---------- Information shown
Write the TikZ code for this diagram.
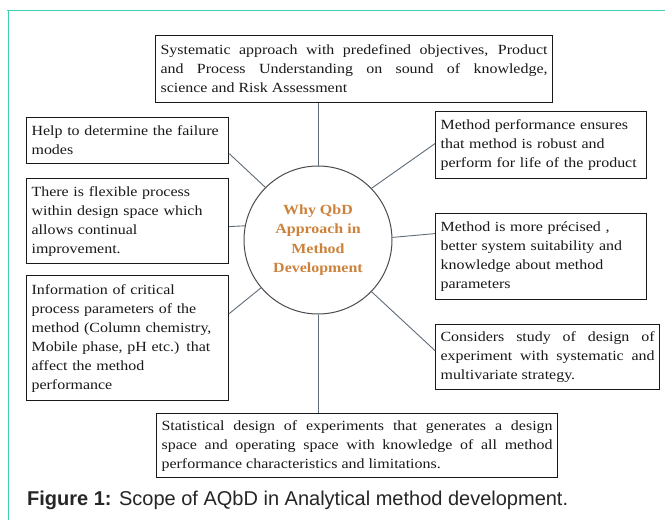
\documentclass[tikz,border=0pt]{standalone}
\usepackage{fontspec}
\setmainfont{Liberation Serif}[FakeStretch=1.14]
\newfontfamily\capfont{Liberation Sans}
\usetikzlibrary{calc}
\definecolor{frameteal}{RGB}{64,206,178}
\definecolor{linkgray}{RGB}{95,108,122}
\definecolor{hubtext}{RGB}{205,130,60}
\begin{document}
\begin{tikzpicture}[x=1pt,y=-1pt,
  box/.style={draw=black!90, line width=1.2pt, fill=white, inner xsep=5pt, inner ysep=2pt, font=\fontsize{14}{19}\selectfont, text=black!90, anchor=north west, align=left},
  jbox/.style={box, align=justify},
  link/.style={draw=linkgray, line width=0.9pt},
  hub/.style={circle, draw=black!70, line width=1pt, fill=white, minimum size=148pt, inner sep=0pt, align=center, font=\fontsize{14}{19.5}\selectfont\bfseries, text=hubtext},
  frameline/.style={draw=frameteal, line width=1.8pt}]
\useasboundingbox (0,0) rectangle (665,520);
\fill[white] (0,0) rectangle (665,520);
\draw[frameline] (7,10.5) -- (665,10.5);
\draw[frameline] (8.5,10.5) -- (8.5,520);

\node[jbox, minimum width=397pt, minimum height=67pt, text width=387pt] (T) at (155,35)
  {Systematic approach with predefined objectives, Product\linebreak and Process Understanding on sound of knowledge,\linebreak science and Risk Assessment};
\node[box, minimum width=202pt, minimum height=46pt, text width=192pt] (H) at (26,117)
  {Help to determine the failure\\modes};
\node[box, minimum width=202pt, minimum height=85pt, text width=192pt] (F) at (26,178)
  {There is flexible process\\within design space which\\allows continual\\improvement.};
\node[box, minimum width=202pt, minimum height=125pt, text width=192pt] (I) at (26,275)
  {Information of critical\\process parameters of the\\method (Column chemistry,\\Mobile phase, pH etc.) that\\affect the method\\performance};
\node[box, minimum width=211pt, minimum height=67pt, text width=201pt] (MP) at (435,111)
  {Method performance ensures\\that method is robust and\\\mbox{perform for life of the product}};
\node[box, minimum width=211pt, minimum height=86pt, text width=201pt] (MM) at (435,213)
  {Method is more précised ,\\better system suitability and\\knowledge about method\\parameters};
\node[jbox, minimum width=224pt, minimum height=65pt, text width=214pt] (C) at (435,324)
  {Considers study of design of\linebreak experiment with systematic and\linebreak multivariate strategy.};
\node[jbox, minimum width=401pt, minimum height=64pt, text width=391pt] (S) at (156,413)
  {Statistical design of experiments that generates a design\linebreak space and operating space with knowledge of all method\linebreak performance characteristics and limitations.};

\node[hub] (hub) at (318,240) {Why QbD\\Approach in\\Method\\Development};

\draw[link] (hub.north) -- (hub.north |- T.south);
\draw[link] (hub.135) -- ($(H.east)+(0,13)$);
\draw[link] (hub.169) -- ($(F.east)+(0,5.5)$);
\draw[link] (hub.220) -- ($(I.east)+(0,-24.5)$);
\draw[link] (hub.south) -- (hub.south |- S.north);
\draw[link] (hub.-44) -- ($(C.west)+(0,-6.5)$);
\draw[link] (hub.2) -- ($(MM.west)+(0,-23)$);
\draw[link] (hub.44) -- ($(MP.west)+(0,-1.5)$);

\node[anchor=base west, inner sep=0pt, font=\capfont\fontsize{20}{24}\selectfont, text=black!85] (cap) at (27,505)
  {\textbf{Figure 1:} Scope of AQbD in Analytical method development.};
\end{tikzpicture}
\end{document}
--------------------
● **Exercise prompt**
Leave out the pictures and reproduce the rest of the listing exactly.

● **Expected answer**
Write the TikZ code for this diagram.
\documentclass[tikz,border=0pt]{standalone}
\usepackage{fontspec}
\setmainfont{Liberation Serif}[FakeStretch=1.14]
\newfontfamily\capfont{Liberation Sans}
\usetikzlibrary{calc}
\definecolor{frameteal}{RGB}{64,206,178}
\definecolor{linkgray}{RGB}{95,108,122}
\definecolor{hubtext}{RGB}{205,130,60}
\begin{document}
\begin{tikzpicture}[x=1pt,y=-1pt,
  box/.style={draw=black!90, line width=1.2pt, fill=white, inner xsep=5pt, inner ysep=2pt, font=\fontsize{14}{19}\selectfont, text=black!90, anchor=north west, align=left},
  jbox/.style={box, align=justify},
  link/.style={draw=linkgray, line width=0.9pt},
  hub/.style={circle, draw=black!70, line width=1pt, fill=white, minimum size=148pt, inner sep=0pt, align=center, font=\fontsize{14}{19.5}\selectfont\bfseries, text=hubtext},
  frameline/.style={draw=frameteal, line width=1.8pt}]
\useasboundingbox (0,0) rectangle (665,520);
\fill[white] (0,0) rectangle (665,520);
\draw[frameline] (7,10.5) -- (665,10.5);
\draw[frameline] (8.5,10.5) -- (8.5,520);

\node[jbox, minimum width=397pt, minimum height=67pt, text width=387pt] (T) at (155,35)
  {Systematic approach with predefined objectives, Product\linebreak and Process Understanding on sound of knowledge,\linebreak science and Risk Assessment};
\node[box, minimum width=202pt, minimum height=46pt, text width=192pt] (H) at (26,117)
  {Help to determine the failure\\modes};
\node[box, minimum width=202pt, minimum height=85pt, text width=192pt] (F) at (26,178)
  {There is flexible process\\within design space which\\allows continual\\improvement.};
\node[box, minimum width=202pt, minimum height=125pt, text width=192pt] (I) at (26,275)
  {Information of critical\\process parameters of the\\method (Column chemistry,\\Mobile phase, pH etc.) that\\affect the method\\performance};
\node[box, minimum width=211pt, minimum height=67pt, text width=201pt] (MP) at (435,111)
  {Method performance ensures\\that method is robust and\\\mbox{perform for life of the product}};
\node[box, minimum width=211pt, minimum height=86pt, text width=201pt] (MM) at (435,213)
  {Method is more précised ,\\better system suitability and\\knowledge about method\\parameters};
\node[jbox, minimum width=224pt, minimum height=65pt, text width=214pt] (C) at (435,324)
  {Considers study of design of\linebreak experiment with systematic and\linebreak multivariate strategy.};
\node[jbox, minimum width=401pt, minimum height=64pt, text width=391pt] (S) at (156,413)
  {Statistical design of experiments that generates a design\linebreak space and operating space with knowledge of all method\linebreak performance characteristics and limitations.};

\node[hub] (hub) at (318,240) {Why QbD\\Approach in\\Method\\Development};

\draw[link] (hub.north) -- (hub.north |- T.south);
\draw[link] (hub.135) -- ($(H.east)+(0,13)$);
\draw[link] (hub.169) -- ($(F.east)+(0,5.5)$);
\draw[link] (hub.220) -- ($(I.east)+(0,-24.5)$);
\draw[link] (hub.south) -- (hub.south |- S.north);
\draw[link] (hub.-44) -- ($(C.west)+(0,-6.5)$);
\draw[link] (hub.2) -- ($(MM.west)+(0,-23)$);
\draw[link] (hub.44) -- ($(MP.west)+(0,-1.5)$);

\node[anchor=base west, inner sep=0pt, font=\capfont\fontsize{20}{24}\selectfont, text=black!85] (cap) at (27,505)
  {\textbf{Figure 1:} Scope of AQbD in Analytical method development.};
\end{tikzpicture}
\end{document}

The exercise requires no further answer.